Sizler de farkındasınızdır, Şahıs’ın tek “meşru” sıfatı şimdiki makamı değil önceki makamı, yani “eski başbakan”; işte bir başbakan eskisiyle Türkiye yine eskitiliyor, eksiltiliyor.

Öyle bir beterlik içindeyiz ki bunlar yerine geçecek her şey sanki öpülüp baş üstüne konulabilirmiş duygusu var haliyle. Üstelik “hele bir gitsinler” bile değil, “hele bir gitsin de…” deyip duruyor ahalinin yarısı, belki daha fazlası.

Basit kuraldır: Kötülüğe teslim olmamak için her şeyden önce iyi olmak lazım.

İyi de, “iyi olan” niye kazanamıyor?

Çünkü kuralları kötüler koyuyor!

Şimdi kurallarını kötülerin belirlediği bir seçimin sonuçlarıyla yine üzüm üzüm üzülecek miyiz? Asıl derdimiz üzüm yemek midir, bağcıyı dövmek midir?

Kendi kuralımızı koyacağız: Üzüm yiyebilmek için, bağımızı gasp edenlerle hesaplaşmak kaçınılmaz.

Aslında burjuva demokrasilerinin tarihinin özeti de budur. Burjuva demokrasisi, mesela, iyi olanların hep kazanamasa bile nefes alabildikleri, beklentilerinin tümüyle imha edilmediği, bağdaki üzümden nasiplenebildiği bir kurgulamadır.

Şimdi burjuva demokrasisi kuralları dışındaki şu seçimlerle ilgili bir nebze iyimserlik kaldıysa, o da, insanlarımızın önemli bir kısmının artık bu yalancılara itiraz edebilme ihtimali olsa gerek.

Bakın işte, Şahıs bugünlerde en fazla ekonomik konularda asıp kesiyor. Bunların küresel sermayeye bağımlılığı, uyuşturucu bağımlılığı gibidir, kestim deyince sorun bitmez ki... Kesince derhal “Kriz” başlar, yoksunluk sendromu bu krize düşenleri çıldırtır...

Çıldıracaklar.

“Asmak, kesmek, kelle uçurmak, 40 haramileeer” deyince artık yetmiyor.

Şimdi: “400 haramileeer!”

(Aslında aklımda onları çıldırtacak çılgın bir proje var!

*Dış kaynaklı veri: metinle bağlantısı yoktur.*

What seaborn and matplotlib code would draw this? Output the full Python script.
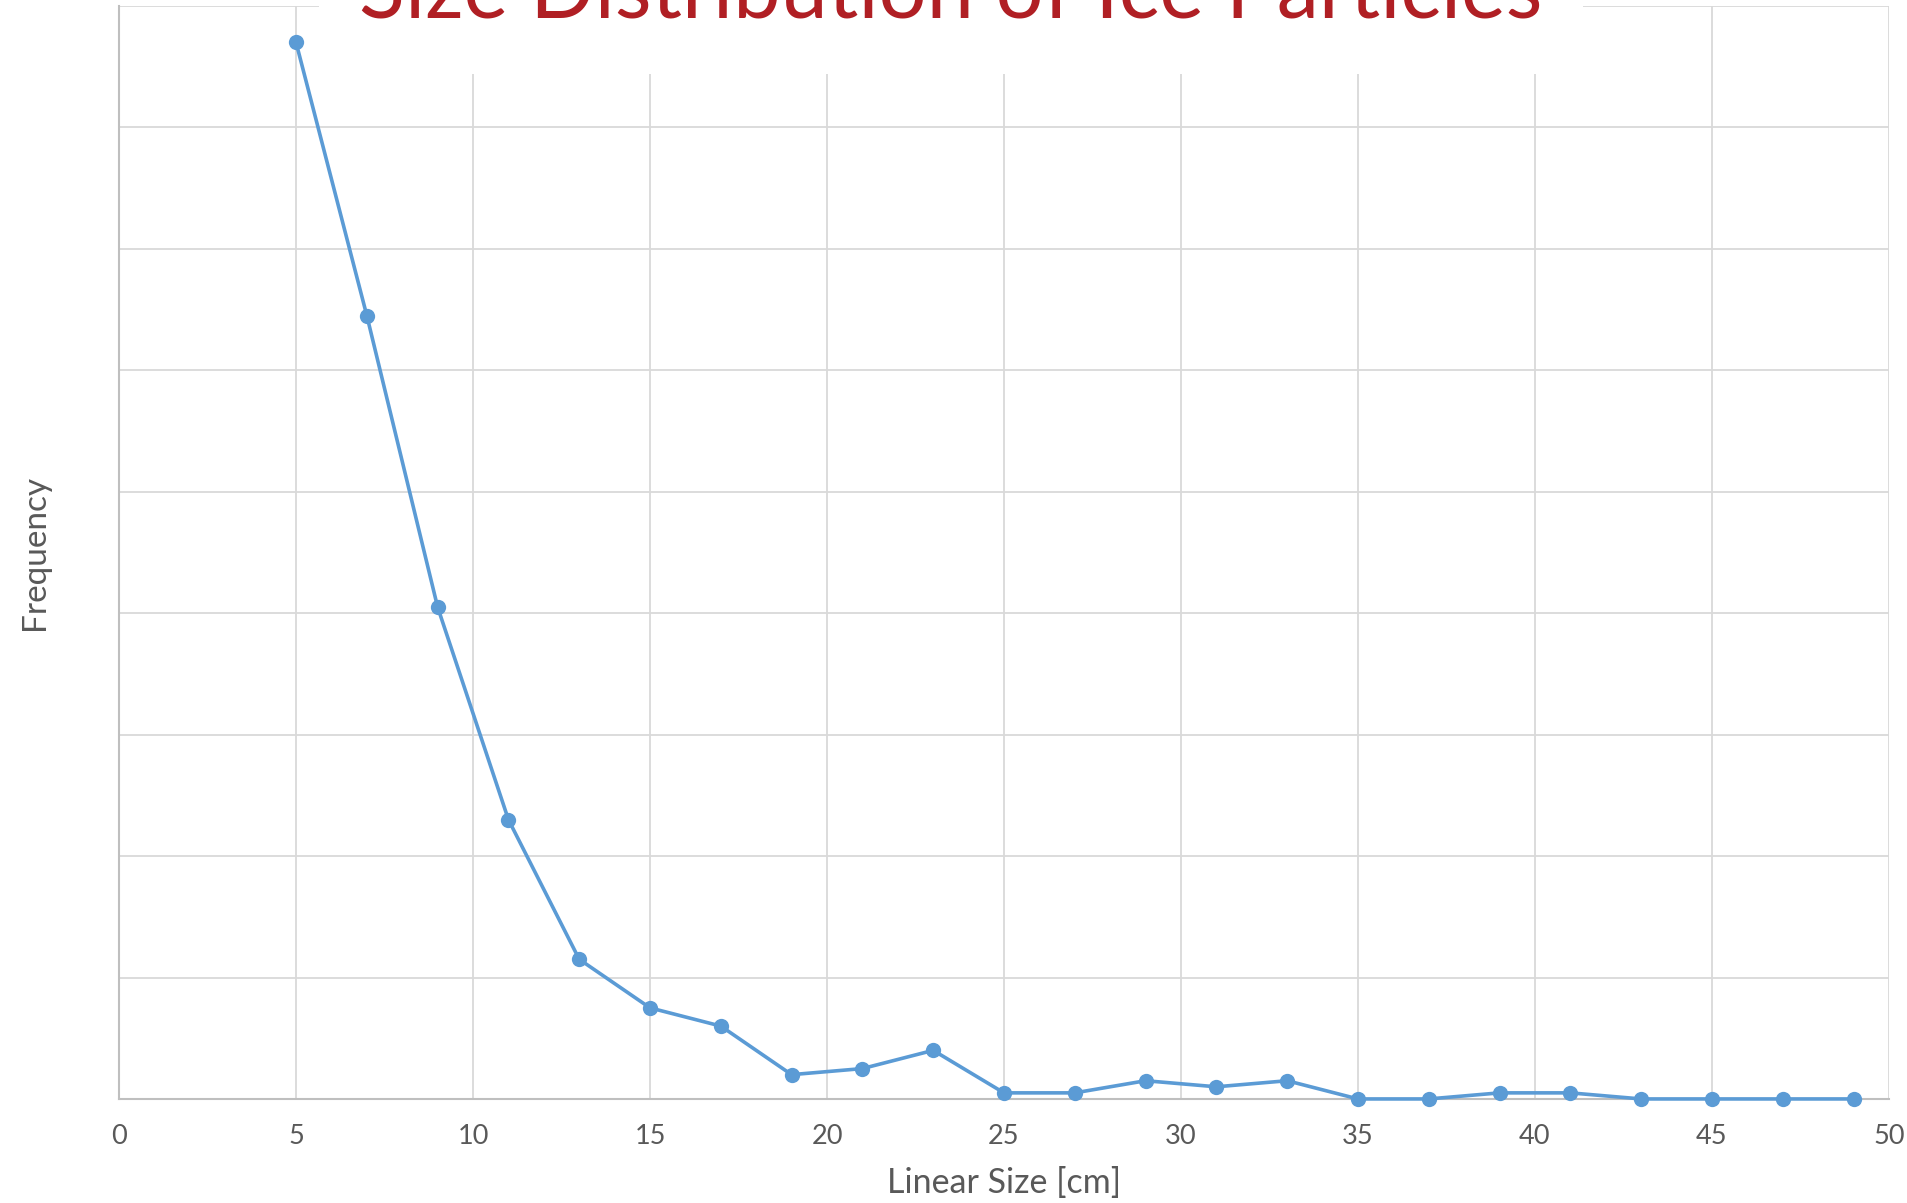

Hani seçim deyip duruyorlar ve kötülüklerini bile “inanç” meselesi olarak yutturuyorlar ya… Madem çoğunluğun İNANÇLARI üzerinden yaptıkları tercihler, demokrasi gereğidir... Yani “toplumun çoğu zaten öyle düşünüyor” deyip dinsel inançlar adına her şey mubah görülebiliyor... O zaman çoğunluğun İHTİYAÇLARI üzerinden yapacakları potansiyel tercihler niye demokrasi gereği sayılmıyor? Çoğunluk yoksul! Haydi, bir referandum yapalım... Devrim, üretim araçlarının kamulaştırılması filan, bunlardan vazgeçtik. Forbes dergisinde Türkiye’nin dolar milyarderleri listesi yayınlanmıştı ya... İşte referandumda “bu zenginlerin malları yoksullara eşit olarak dağıtılsın mı dağıtılmasın mı?” diye soralım! Referandumun sonucu nasıl olur?! “Demokrasi dediysek bunu kastetmedik!” derler, değil mi? İşte bunun için “demokrasi” dedikleri, sadece kendi işlerine gelenlerdir, sadece kendi çıkarları için bir demokrasidir, kendi işlerine gelmeyen talepler, çıkarlarına ters düşen talepler karşısında ise tıynetleri bellidir: Diktatörlük!)

Evet, “400 haramileeer!” Demek ki çıldırmaya başladılar. Ekonomide işler hakikaten berbatlaşıyor. Milli içkimiz ayrana bile zam yapıldı. Seçim vakti gelip çattığında, “Yahu ayranımız yok içmeye tahtırevanla mı gideceğiz seçmeye” demesin hiç kimse.

Hep birlikte sandık başına gidelim.

HAZİRAN meclisleri de “seçimde katile, hırsıza değil inandığın partilere oy verin, ama unutmayın HAZİRAN, seçimler için değil mahalleleri savunmak için kuruldu!” demeye getirdi işte...

Öyleyse bu yıl “Haziran”ın iki anlamı var, biri kalıcı biri geçici. Seçimimizi aslında buna göre de yapacağız.